在“英雄计划”的推出后,他们的态度已经近乎于“放养”。
——如果有能力,那你便是第一玩家吧,我们不会干涉,也不会抹黑,你应该得到一切你该得的,无论是赞誉还是辱骂。
——如果没能力,第一玩家失败了,那他们也不会多上来踩一脚。他们还会有很多预备的“第一玩家”,全部完美通关者并不是没有。

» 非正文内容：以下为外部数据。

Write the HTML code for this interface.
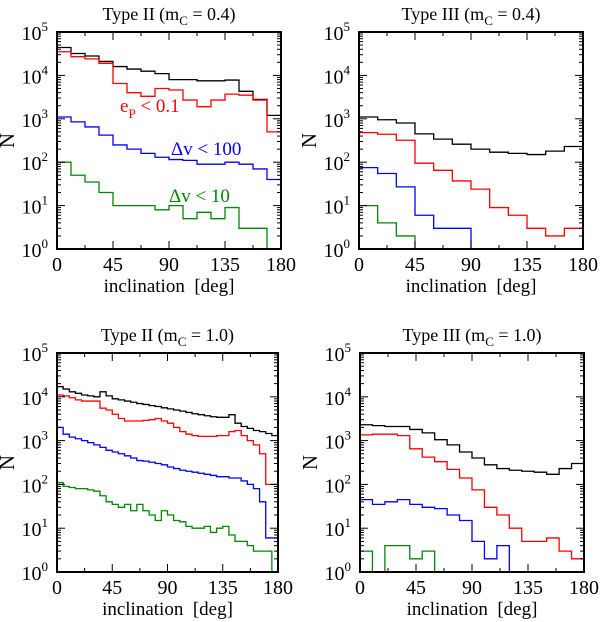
<!DOCTYPE html>
<html><head><meta charset="utf-8">
<style>
html,body{margin:0;padding:0;background:#fff;}
svg{display:block;font-family:"Liberation Serif",serif;}
text{white-space:pre;}
</style></head>
<body>
<svg id="fig" width="600" height="622" viewBox="0 0 600 622" xmlns="http://www.w3.org/2000/svg"></svg>
<script>
// ---- data ----
const tlBlack=[44000,32000,28000,21000,16000,14000,12500,11000,8000,8000,7500,7500,7800,4300,2800,1200];
const tlRed=[35000,27000,24000,19000,6500,4000,3300,5000,4600,2700,1900,2700,3700,3500,2700,500];
const tlBlue=[1100,850,650,420,250,200,160,130,115,110,90,90,100,90,70,40];
const tlGreen=[100,50,35,20,10,10,10,8,10,5,7,5,9,3,3,0];

const trBlack=[1100,950,800,450,340,260,200,170,160,150,180,230];
const trRed=[480,440,320,95,65,37,24,9,6,3,2,3];
const trBlue=[75,55,27,6,3,3,0,0,0,0,0,0];
const trGreen=[10,4,2,0,0,0,0,0,0,0,0,0];

const blBlack=[17000,15000,13000,12000,11000,10500,10000,13000,10500,9000,8500,8000,7500,7000,6700,6300,6000,5600,5300,5000,4700,4400,4100,3900,3700,3500,3400,3400,3900,2500,2100,1900,1700,1600,1450,1300];
const blRed=[11000,10500,9500,8500,8000,8000,8000,5500,5000,4000,3200,2800,2800,2800,2900,3000,3200,2800,2500,2000,1600,1400,1300,1250,1250,1250,1300,1300,1600,1700,1300,1000,800,500,100,100];
const blBlue=[2000,1400,1200,1100,1000,900,800,700,600,550,500,450,400,350,340,320,300,280,250,230,210,200,190,180,170,160,150,150,140,140,120,100,80,40,6,6];
const blGreen=[110,90,85,80,80,75,70,55,40,35,30,35,25,35,25,20,15,25,20,15,14,11,10,10,11,8,10,11,7,5,5,4,3,3,3,0];

const brBlack=[2300,2200,2100,2100,1800,1500,1050,800,550,400,280,230,210,200,190,170,230,300];
const brRed=[1350,1400,1400,1300,650,420,330,220,140,75,30,20,10,5,5,6,3,2];
const brBlue=[45,35,40,45,35,30,28,20,15,5,2,4,0,0,0,0,0,0];
const brGreen=[3,0,4,4,2,3,0,0,0,0,0,0,0,0,0,0,0,0];

const xTicks=[0,45,90,135,180];
const yDecades=[0,1,2,3,4,5];

const NS="http://www.w3.org/2000/svg";
const svg=document.getElementById('fig');
function el(tag,attrs,parent){const e=document.createElementNS(NS,tag);for(const k in attrs)e.setAttribute(k,attrs[k]);(parent||svg).appendChild(e);return e;}

const panels=[
 {id:'tl',x0:57,x1:281,y0:32,y1:249,title:'Type II',m:'0.4',series:[tlBlack,tlRed,tlBlue,tlGreen]},
 {id:'tr',x0:359,x1:583,y0:32,y1:249,title:'Type III',m:'0.4',series:[trBlack,trRed,trBlue,trGreen]},
 {id:'bl',x0:57,x1:278,y0:353,y1:572,title:'Type II',m:'1.0',series:[blBlack,blRed,blBlue,blGreen]},
 {id:'br',x0:360,x1:584,y0:353,y1:572,title:'Type III',m:'1.0',series:[brBlack,brRed,brBlue,brGreen]}
];
const colors=['#000000','#ff0000','#0000ff','#008800'];
const names=['all','ep-lt-0.1','dv-lt-100','dv-lt-10'];

panels.forEach(p=>{
  const g=el('g',{});
  
  
  const xs=v=>p.x0+(v/180)*(p.x1-p.x0);
  const ys=v=>p.y1-(Math.log10(v)/5)*(p.y1-p.y0);
  const cid='clip-'+p.id;
  const cp=el('clipPath',{id:cid},g);
  el('rect',{x:p.x0,y:p.y0,width:p.x1-p.x0,height:p.y1-p.y0},cp);
  p.series.forEach((arr,si)=>{
    const n=arr.length, w=180/n;
    const yv=v=>v>0?ys(v):p.y1+20;
    let d='M'+xs(0)+','+yv(arr[0]);
    for(let i=0;i<n;i++){
      d+=' L'+xs((i+1)*w)+','+yv(arr[i]);
      if(i<n-1)d+=' L'+xs((i+1)*w)+','+yv(arr[i+1]);
      else d+=' L'+xs(180)+','+(p.y1+20);
    }
    const path=el('path',{d:d,fill:'none',stroke:colors[si],'stroke-width':1.3,'clip-path':'url(#'+cid+')'},g);
    
    
  });
  const fr=el('rect',{x:p.x0,y:p.y0,width:p.x1-p.x0,height:p.y1-p.y0,fill:'none',stroke:'#000','stroke-width':2},g);
  
  
  for(let v=0;v<=180;v+=22.5){
    const major=(v%45===0), L=major?8:4, X=xs(v);
    el('line',{x1:X,x2:X,y1:p.y1,y2:p.y1-L,stroke:'#000','stroke-width':1},g);
    el('line',{x1:X,x2:X,y1:p.y0,y2:p.y0+L,stroke:'#000','stroke-width':1},g);
  }
  xTicks.forEach(v=>{
    const t=el('text',{x:xs(v),y:p.y1+22,'font-size':20,'text-anchor':'middle'},g);
    t.textContent=v;
    
    
  });
  yDecades.forEach(dcd=>{
    const Y=ys(Math.pow(10,dcd));
    el('line',{x1:p.x0,x2:p.x0+8,y1:Y,y2:Y,stroke:'#000'},g);
    el('line',{x1:p.x1,x2:p.x1-8,y1:Y,y2:Y,stroke:'#000'},g);
    if(dcd<5)for(let k=2;k<=9;k++){
      const Ym=ys(k*Math.pow(10,dcd));
      el('line',{x1:p.x0,x2:p.x0+4,y1:Ym,y2:Ym,stroke:'#000'},g);
      el('line',{x1:p.x1,x2:p.x1-4,y1:Ym,y2:Ym,stroke:'#000'},g);
    }
    const t=el('text',{x:p.x0-9,y:Y+8,'font-size':20,'text-anchor':'end'},g);
    t.innerHTML='10<tspan dy="-9" font-size="13">'+dcd+'</tspan>';
    
    
  });
  const xl=el('text',{x:(p.x0+p.x1)/2,y:p.y1+43,'font-size':19,'text-anchor':'middle'},g);
  xl.textContent='inclination  [deg]';
  
  
  const yl=el('text',{x:0,y:0,'font-size':21,'text-anchor':'middle',transform:'translate('+(p.x0-43)+','+((p.y0+p.y1)/2)+') rotate(-90)'},g);
  yl.textContent='N';
  
  
  const tt=el('text',{x:(p.x0+p.x1)/2,y:p.y0-12,'font-size':18,'text-anchor':'middle'},g);
  tt.innerHTML=p.title+' (m<tspan dy="5" font-size="13">C</tspan><tspan dy="-5"> = '+p.m+')</tspan>';
  
  
});

const a1=el('text',{x:120,y:112,'font-size':19,fill:'#ff0000'});
a1.innerHTML='e<tspan dy="6" font-size="13">P</tspan><tspan dy="-6"> &lt; 0.1</tspan>';


const a2=el('text',{x:171,y:155,'font-size':19,fill:'#0000ff'});
a2.textContent='Δv < 100';


const a3=el('text',{x:169,y:202,'font-size':19,fill:'#008800'});
a3.textContent='Δv < 10';


</script>
</body></html>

对于苏明安这种他们把握不住,也看不懂他为什么一直成功的存在,他们的态度一向以稳妥为主。
这也是大局观的体现。
这帮人的手段……已经变得成熟了不少,与当初爱德朗等人的强硬手段完全不同。
或许是在他们这些人之中,也会有权谋斗争,也会有人事变动。
……
之后,苏明安单独去找了一趟许云英,让他帮自己更新了腕表。
虽然这个腕表在第七世界的表现堪称拉胯,除了准点报时、放音乐和发光以外毫无用处,但想到这是个可成长性的红级道具,苏明安还是没有把它丢掉。
这算是他人赠予的道具,本来就无法售卖,总不能直接扔掉。
“第一玩家,我跟你说,听说第八世界和野外有关,你多储备点求生知识准没错,我已经整理好文件包了,这就给你加进去……对了,能不能问问你,关于属性点大幅增加后身体的变化……”

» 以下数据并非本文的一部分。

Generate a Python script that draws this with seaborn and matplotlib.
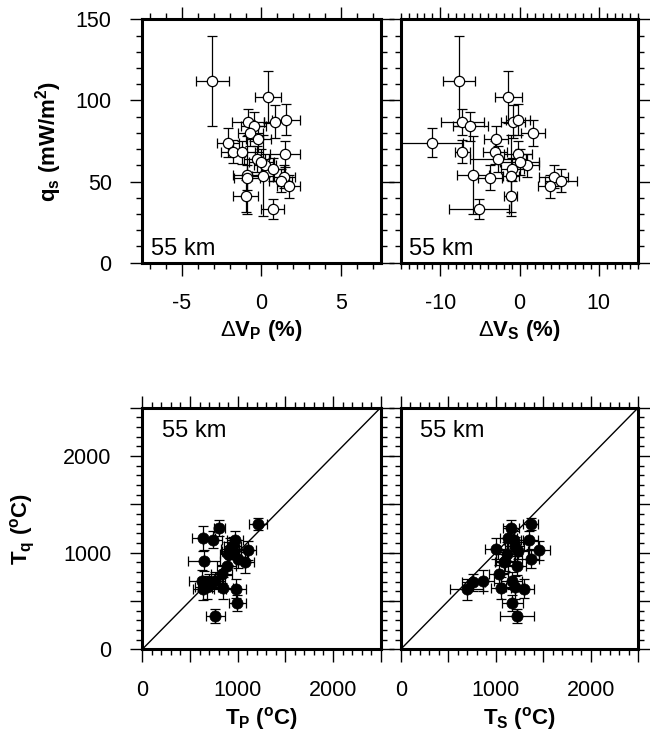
import numpy as np
import pandas as pd
import matplotlib
matplotlib.use('Agg')
import matplotlib.pyplot as plt
from matplotlib.ticker import MultipleLocator, FixedLocator
import seaborn as sns

# surface heat flow vs velocity anomalies (55 km)
q_s = [112, 102, 86.5, 87, 88, 84, 80, 76, 74, 68.5, 68, 67, 64, 60, 57.5, 54, 53.6, 52.5, 53, 50.5, 47, 41, 33, 62]
q_err = [27.5, 16, 8, 10, 9.5, 9, 8, 8, 9, 7, 7, 8, 8, 7, 7, 24, 25, 8, 7, 7, 7, 10, 6, 8]
dvp = [-3.1, 0.4, -0.85, 0.85, 1.55, -0.5, -0.7, -0.2, -2.1, -1.8, -1.2, 1.5, -0.3, 0.2, 0.75, -0.9, 0.1, -0.9, 1.4, 1.2, 1.7, -1.0, 0.7, 0.0]
dvp_err = [1.05, 0.8, 1.0, 0.7, 0.9, 0.8, 0.8, 0.8, 0.7, 0.75, 0.8, 0.95, 0.8, 0.7, 0.7, 0.9, 0.7, 0.8, 0.7, 0.7, 0.7, 0.8, 0.7, 0.8]
dvs = [-7.6, -1.4, -7.2, -0.85, -0.2, -6.2, 1.7, -3.0, -11.1, -7.2, -3.1, -0.2, -2.7, 1.0, -0.9, -5.9, -1.1, -3.75, 4.3, 5.25, 3.8, -1.1, -5.1, 0.0]
dvs_err = [2.0, 1.7, 2.7, 1.5, 1.5, 2.2, 1.5, 1.5, 4.0, 1.0, 1.5, 1.8, 3.5, 1.5, 1.5, 2.0, 1.0, 1.5, 1.8, 2.0, 1.5, 0.8, 3.8, 2.5]

# temperatures from heat flow vs from velocities
t_q = [1295, 1253, 1150, 1133, 1126, 1073, 1039, 1025, 1020, 987, 936, 918, 901, 866, 780, 711, 711, 693, 641, 634, 628, 620, 479, 347]
t_q_err = [60, 85, 130, 90, 100, 90, 110, 100, 90, 120, 100, 110, 110, 100, 90, 110, 90, 90, 120, 110, 100, 110, 80, 70]
t_p = [1217, 808, 640, 738, 972, 948, 920, 1112, 940, 900, 1000, 647, 1077, 885, 833, 623, 762, 700, 675, 843, 983, 640, 996, 766]
t_p_err = [93, 60, 122, 100, 80, 90, 90, 80, 100, 90, 100, 170, 90, 100, 110, 130, 110, 120, 120, 110, 100, 110, 90, 100]
t_s = [1368, 1161, 1133, 1190, 1354, 1200, 1003, 1458, 1231, 1120, 1368, 1100, 1087, 1224, 1034, 869, 1168, 764, 1203, 1055, 1298, 694, 1174, 1227]
t_s_err = [80, 80, 90, 100, 90, 100, 120, 110, 110, 100, 90, 100, 100, 90, 100, 110, 110, 120, 90, 110, 100, 175, 110, 180]

depth_label = '55 km'

sns.set_theme(style='ticks')
plt.rcParams['font.family'] = ['Liberation Sans', 'DejaVu Sans']
plt.rcParams['mathtext.fontset'] = 'custom'
plt.rcParams['mathtext.rm'] = 'Liberation Sans'
plt.rcParams['mathtext.it'] = 'Liberation Sans:italic'
plt.rcParams['mathtext.bf'] = 'Liberation Sans:bold'
plt.rcParams['axes.unicode_minus'] = False
for key in ('text.color', 'axes.labelcolor', 'xtick.color', 'ytick.color',
            'xtick.labelcolor', 'ytick.labelcolor'):
    plt.rcParams[key] = 'black'

top_df = pd.DataFrame({'q': q_s, 'q_err': q_err, 'dvp': dvp, 'dvp_err': dvp_err,
                       'dvs': dvs, 'dvs_err': dvs_err})
bot_df = pd.DataFrame({'tq': t_q, 'tq_err': t_q_err, 'tp': t_p, 'tp_err': t_p_err,
                       'ts': t_s, 'ts_err': t_s_err})

fig = plt.figure(figsize=(6.5, 7.34), dpi=100)
ax_vp = fig.add_axes([0.2189, 0.6421, 0.3668, 0.3316])
ax_vs = fig.add_axes([0.6165, 0.6421, 0.3655, 0.3316])
ax_tp = fig.add_axes([0.2189, 0.1154, 0.3668, 0.3293])
ax_ts = fig.add_axes([0.6165, 0.1154, 0.3655, 0.3293])

TICK_FS = 15.5


def style_axis(ax, left_labels):
    for sp in ax.spines.values():
        sp.set_visible(True)
        sp.set_linewidth(2.2)
        sp.set_color('black')
    ax.tick_params(which='both', direction='out', top=True, right=True,
                   labeltop=False, labelright=False, labelleft=left_labels,
                   color='black', labelcolor='black', width=1,
                   labelsize=TICK_FS, pad=13)
    ax.tick_params(which='major', length=9)
    ax.tick_params(which='minor', length=4)
    ax.set_facecolor('white')


def draw_top(ax, xcol, xerrcol):
    ax.errorbar(top_df[xcol], top_df['q'], xerr=top_df[xerrcol], yerr=top_df['q_err'],
                fmt='none', ecolor='black', elinewidth=0.9, capsize=3.5, capthick=0.9, zorder=2)
    sns.scatterplot(data=top_df, x=xcol, y='q', ax=ax, s=55, color='white',
                    edgecolor='black', linewidth=0.9, zorder=3, legend=False)
    ax.set_ylim(0, 150)
    ax.yaxis.set_major_locator(MultipleLocator(50))
    ax.yaxis.set_minor_locator(MultipleLocator(10))
    ax.text(0.035, 0.032, depth_label, transform=ax.transAxes, fontsize=17,
            ha='left', va='baseline', color='black')


def draw_bottom(ax, xcol, xerrcol):
    ax.axline((0, 0), slope=1, color='black', lw=1, zorder=1)
    ax.errorbar(bot_df[xcol], bot_df['tq'], xerr=bot_df[xerrcol], yerr=bot_df['tq_err'],
                fmt='none', ecolor='black', elinewidth=0.9, capsize=3.5, capthick=0.9, zorder=2)
    sns.scatterplot(data=bot_df, x=xcol, y='tq', ax=ax, s=65, color='black',
                    edgecolor='black', linewidth=0.5, zorder=3, legend=False)
    ax.set_xlim(0, 2500)
    ax.set_ylim(0, 2500)
    for axis in (ax.xaxis, ax.yaxis):
        axis.set_major_locator(FixedLocator([0, 500, 1000, 1500, 2000, 2500]))
        axis.set_minor_locator(MultipleLocator(100))
    ax.set_xticklabels(['0', '', '1000', '', '2000', ''])
    ax.set_yticklabels(['0', '', '1000', '', '2000', ''])
    ax.text(0.081, 0.88, depth_label, transform=ax.transAxes, fontsize=17,
            ha='left', va='baseline', color='black')


label_kw = dict(fontsize=16, fontweight='bold', color='black')

draw_top(ax_vp, 'dvp', 'dvp_err')
ax_vp.set_xlim(-7.5, 7.5)
ax_vp.xaxis.set_major_locator(MultipleLocator(5))
ax_vp.xaxis.set_minor_locator(MultipleLocator(1))
style_axis(ax_vp, True)
ax_vp.set_xlabel(r'$\Delta\mathbf{V_P}$ (%)', labelpad=3, **label_kw)
ax_vp.set_ylabel(r'$\mathbf{q_s}$ (mW/m$^\mathbf{2}$)', **label_kw)
ax_vp.yaxis.set_label_coords(-0.33, 0.5)

draw_top(ax_vs, 'dvs', 'dvs_err')
ax_vs.set_xlim(-15, 15)
ax_vs.xaxis.set_major_locator(MultipleLocator(10))
ax_vs.xaxis.set_minor_locator(MultipleLocator(1))
style_axis(ax_vs, False)
ax_vs.set_xlabel(r'$\Delta\mathbf{V_S}$ (%)', labelpad=3, **label_kw)
ax_vs.set_ylabel('')

draw_bottom(ax_tp, 'tp', 'tp_err')
style_axis(ax_tp, True)
ax_tp.set_xlabel(r'$\mathbf{T_P}$ ($^\mathbf{o}$C)', labelpad=3, **label_kw)
ax_tp.set_ylabel(r'$\mathbf{T_q}$ ($^\mathbf{o}$C)', **label_kw)
ax_tp.yaxis.set_label_coords(-0.442, 0.5)

draw_bottom(ax_ts, 'ts', 'ts_err')
style_axis(ax_ts, False)
ax_ts.set_xlabel(r'$\mathbf{T_S}$ ($^\mathbf{o}$C)', labelpad=3, **label_kw)
ax_ts.set_ylabel('')

fig.savefig('out.png', dpi=100, facecolor='white')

恰巧,许云英隶属的“跨国际人类科研组织”正好在聚会,这帮人逮到苏明安过来,立刻像围观大熊猫一样冲过来,扒拉着他问了不少问题。
好不容易摆脱了这群人,苏明安拿着被更新过的腕表,开始返程。
他看了一下,四阶的进阶任务条件正好和他当前的需要不谋而合。
。
不同职业需要的进阶条件不同,他的条件是通过参与各种好事或者坏事,以获得职业点。其他玩家则可能各不相同。比如伯里斯,他的职业任务可能就是迷惑一定数量的人为他办事,到达一定数量级后可进阶。
但不管怎么说,职业进阶至20级,都是一个很困难的条件。如果不是苏明安一路走来从未忽视职业技能,早早将其提升到了17级,其他玩家几乎很难达成这个条件,即使是榜前玩家也不例外。
苏明安逐渐意识到……和之前进阶二阶三阶不同,从四阶开始,等级系统开始卡人了。
无论你在副本中利用什么取巧方法,刷了多少经验值,不通过这种很难达成的硬性条件,就无法晋升。
他猜测,即使在之后的第八世界结束,都很难有其他榜前玩家晋升到四阶。
……不过自己不一样。
对于他而言,买职业点的积分正好够,剩下的积分无论是弄点适合的装备,还是用于宝石、装备升级这种附属提升,也都可以。
或者,自己还可以试着更换自己已配置的一些技能……
他正思考着,忽然被一个跑着的小孩子撞了一下。
他绕过小孩,抬起头,才发现这里似乎正在变得越来越热闹。
比起第六世界那无人外出,经常有恐怖袭击发生的情况,现在的街道显得欢乐了许多。
节庆的氛围,已经渐渐浓郁了起来。
彩灯悬挂在街边的店门口,振琴、弦琴、钢琴、吉他、摇滚,各色音乐于大街之上绽放,红橙黄绿的光芒于黄昏中闪耀,给人一种行走于声光乐影中的错觉。
天上落下淡淡的雪,挽手的情侣、抱着孩子的妇女、慈眉善目的中年夫妻,优哉游哉地散着步。
……而罩着隐私黑雾的苏明安,在他们之中显得格格不入。
一般而言,玩家出门都不会罩隐私黑雾,在休闲玩家的眼中,罩着这种东西掩饰自己,就像在大街上罩个黑斗篷的人,不是疯子,就是另有所图。
小声谈笑的男女,在望见走过来的苏明安时,露出了紧张的神情。
“……离他远点。”
“小心,我听说有一些自杀分子就喜欢罩着这种东西……”
他们咬着手上的糖葫芦,轻轻绕开了苏明安。
一旁,蹦蹦跳跳玩雪的小孩也被他的妈妈抱走,像是躲避瘟神一般绕开了苏明安。
“……小戴,以后小心这种全身黑雾的家伙。”年轻的母亲轻声说,身形立刻远去。
苏明安继续向前走。
原本乐呵呵行走的人们,立刻开始绕行,他们看着这黑漆漆的人,脸上不由得出现了畏惧。
以他为中心,像是分开了一道海,人流的波浪顺着他的两侧划过。
热闹与欢笑与他擦身而过,空荡荡的雪,落在他的眼前。
苏明安不再散步,直接回到了个人空间。
他逐渐意识到,这个地方,这种环境,似乎已经渐渐不再与他相融。